If my readers feel bored after reading the first few pages of my book, I have not started with a bang. I have wasted time feeding them information that they don’t need. My story should be entertaining and engaging, leaving them wanting more.

My book’s beginning is critical because it’s available for free on ‘first look’ or ‘sample.’ It determines whether my readers will purchase my work. To guarantee they hit the ‘buy’ button, I must intrigue them and make them curious about what will happen next.

  1. ‘I’m confused.’

If my story has too many dimensions or plot holes, I’m bound to confuse my readers. I could also puzzle them if I have introduced too many points of view or have missed the continuity between scenes.

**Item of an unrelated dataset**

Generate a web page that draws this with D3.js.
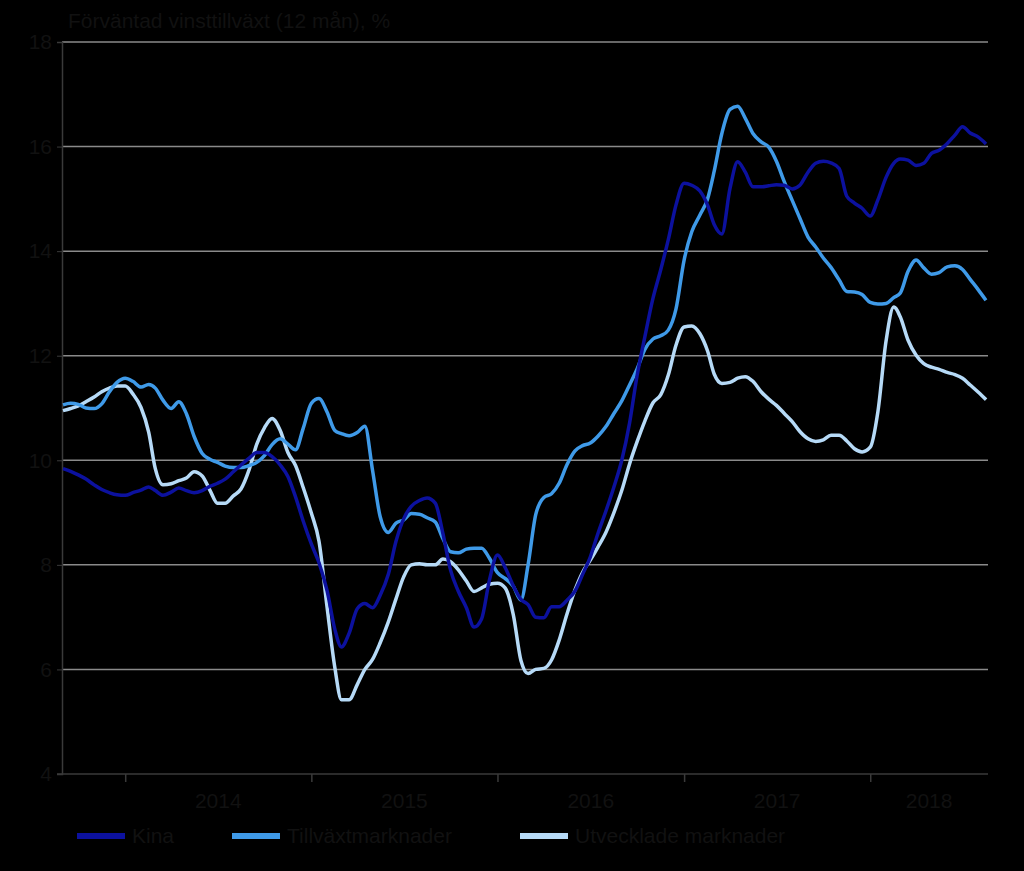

If my plot is too confusing, my readers will not finish my book, and they won’t recommend it to their friends. I need to remove the irrelevant parts and mend plot holes so that they complete my novel.

  1. ‘I don’t feel anything for your characters.’

If my readers are apathetic toward my characters, I need to rewrite them. The people in my story must be relatable with flaws. They should not be unbelievably perfect characters that no one can connect with.

Instead of labeling my characters as ‘good,’ ‘bad, etc., it’s better to let my readers judge by showing my protagonists’/antagonists’ actions. Hence, I will have the freedom to write multi-dimensional people who are more believable than absolute villains.

  1. ‘I feel depressed after reading this.’

If my readers can’t sleep after reading my book because it’s making their stomachs churn, I need to restart my novel. The reason I write fiction is that I’m the owner of my story and the characters. I can choose to make my protagonists endlessly or make them fight and overcome all odds. My choice is always the latter.

As a reader, I despise stories with no positivity. They haunt me to the extent that I write alternate endings for them for my own peace. Hence, as a writer, I must never put my readers through this distress.

  1. ‘So what.’

After finishing my book, if my readers say ‘so what,’ my writing has no purpose, or the message is not clear. If the message is not clear, I must refine the narrative and the scenes to portray it better. However, if the story has no purpose, I must delete it and rewrite it.

When I start writing a novel, the first step is to get the purpose well-defined in a single line. If I can answer the question, ‘what am I trying to convey?’, I must move forward with the plot; otherwise, there is no point in writing the book.